= Richard A. Fletcher =

British medieval historian (1944–2005)

Richard Alexander Fletcher (28 March 1944, in York, England – 28 February 2005, in Nunnington, England) was a British historian who specialised in the medieval period.

==Early years==
Richard Fletcher was the eldest child and only son of Alexander Kendal Humphrey Fletcher, a banker from Leeds, by his marriage to Monica Elizabeth Hastings Medhurst/Fletcher. His childhood home was at Wighill, near Tadcaster. He attended, as a scholar, Harrow School and Worcester College, Oxford where he was taught by James Campbell and achieved a First Class Honours degree.

==Professional career==
In 1969, he was appointed as a lecturer at the University of York where he remained for the rest of his career, becoming professor of history in 1998. His first book, published in 1978 and based on his doctoral thesis, was entitled "The Episcopate in the Kingdom of León in the Twelfth Century", which pointed the way for an academic career much of which would focus on medieval Spain. Fletcher was one of the outstanding talents in English and Spanish medieval scholarship.

==Personal==
Richard Fletcher married Rachel Mary Agnes Toynbee, herself a granddaughter both of another notable historian, Arnold J. Toynbee, and of a British Liberal prime minister, H. H. Asquith, in 1976. The marriage produced three children.

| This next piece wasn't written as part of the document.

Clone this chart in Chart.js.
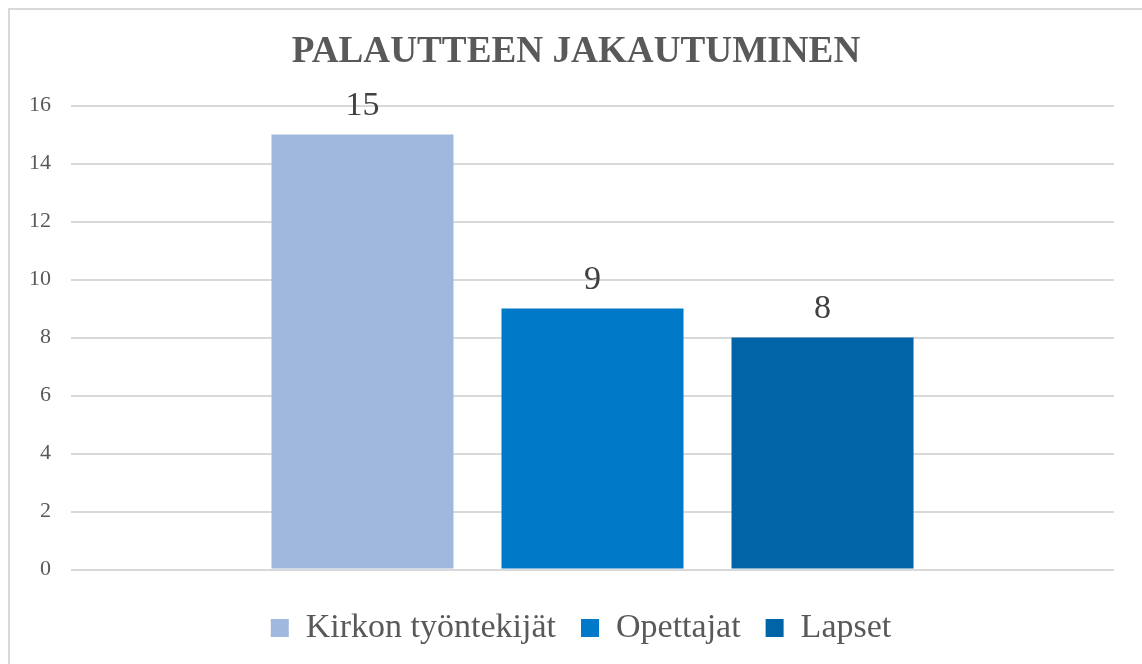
<!DOCTYPE html>
<html>
<head>
<meta charset="utf-8">
<style>
  html, body { margin: 0; padding: 0; background: #ffffff; }
  #wrap { width: 1142px; height: 664px; }
</style>
<script src="https://cdn.jsdelivr.net/npm/chart.js@4.4.1/dist/chart.umd.min.js"></script>
</head>
<body>
<div id="wrap"><canvas id="c" width="1142" height="664"></canvas></div>
<script>
const categories = ["PALAUTE"];
const seriesNames = ["Kirkon työntekijät", "Opettajat", "Lapset"];
const kirkonValues = [15];
const opettajatValues = [9];
const lapsetValues = [8];
const seriesColors = ["#a1b8de", "#0079c9", "#0064a7"];
const chartTitle = "PALAUTTEEN JAKAUTUMINEN";
const yMin = 0, yMax = 16, yStep = 2;

const serif = '"Liberation Serif", "Times New Roman", serif';

const borderPlugin = {
  id: 'outerBorder',
  beforeDraw(chart) {
    const ctx = chart.ctx;
    ctx.save();
    ctx.fillStyle = '#ffffff';
    ctx.fillRect(0, 0, chart.width, chart.height);
    ctx.strokeStyle = '#d9d9d9';
    ctx.lineWidth = 2;
    ctx.strokeRect(9, 9, chart.width + 20, chart.height + 20);
    ctx.restore();
  }
};

// nudge title and legend horizontally to match the reference centring
const shiftBlocks = {
  id: 'shiftBlocks',
  afterLayout(chart) {
    if (chart.legend) { chart.legend.left += 14; chart.legend.right += 14; }
    if (chart.titleBlock) { chart.titleBlock.left += 9; chart.titleBlock.right += 9; }
  }
};

const valueLabels = {
  id: 'valueLabels',
  afterDatasetsDraw(chart) {
    const ctx = chart.ctx;
    ctx.save();
    ctx.font = '34px ' + serif;
    ctx.fillStyle = '#404040';
    ctx.textAlign = 'center';
    ctx.textBaseline = 'alphabetic';
    chart.data.datasets.forEach((ds, i) => {
      const meta = chart.getDatasetMeta(i);
      meta.data.forEach((bar, j) => {
        ctx.fillText(String(ds.data[j]), bar.x, bar.y - 20);
      });
    });
    ctx.restore();
  }
};

new Chart(document.getElementById('c'), {
  type: 'bar',
  data: {
    labels: categories,
    datasets: [
      { label: seriesNames[0], data: kirkonValues, backgroundColor: seriesColors[0], borderWidth: 0 },
      { label: seriesNames[1], data: opettajatValues, backgroundColor: seriesColors[1], borderWidth: 0 },
      { label: seriesNames[2], data: lapsetValues, backgroundColor: seriesColors[2], borderWidth: 0 }
    ]
  },
  options: {
    responsive: false,
    animation: false,
    devicePixelRatio: 1,
    categoryPercentage: 0.6616,
    barPercentage: 0.7913,
    layout: { padding: { left: 20, right: 28, top: 0, bottom: 9 } },
    plugins: {
      title: {
        display: true,
        text: chartTitle,
        color: '#595959',
        font: { family: serif, size: 37.2, weight: 'bold', lineHeight: 1.2 },
        padding: { top: 29.7, bottom: 31.2 }
      },
      legend: {
        display: true,
        position: 'bottom',
        labels: {
          color: '#595959',
          font: { family: serif, size: 34 },
          boxWidth: 18,
          boxHeight: 18,
          padding: 25
        }
      },
      tooltip: { enabled: false }
    },
    scales: {
      x: {
        display: true,
        ticks: { display: false },
        grid: { display: false },
        border: { display: false },
        afterFit(scale) { scale.height = 16.5; }
      },
      y: {
        min: yMin,
        max: yMax,
        ticks: {
          stepSize: yStep,
          color: '#595959',
          font: { family: serif, size: 22 },
          padding: 20
        },
        grid: { color: '#d9d9d9', lineWidth: 2, drawTicks: false },
        border: { display: false },
        afterFit(scale) { scale.width = 51; }
      }
    }
  },
  plugins: [borderPlugin, shiftBlocks, valueLabels]
});
</script>
</body>
</html>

== Select bibliography of Fletcher's publications ==
- The Quest for El Cid. 1989, 1991.
- Who's Who in Roman Britain and Anglo-Saxon England, 1989 (first volume of Who's Who in British History)
- Moorish Spain. 1992.
- The Conversion of Europe: From Paganism to Christianity 371-1386AD London 1997 ISBN 0002552035, as The Barbarian Conversion: From Paganism to Christianity Los Angeles: University of California Press, 1999.
- "Bloodfeud: Murder and Revenge in Anglo-Saxon England" (2002)
- Christian-Muslim Understanding in the Later Middle Ages. 2003.
- The Cross and The Crescent: The Dramatic Story of the Earliest Encounters Between Christians and Muslims. 2005.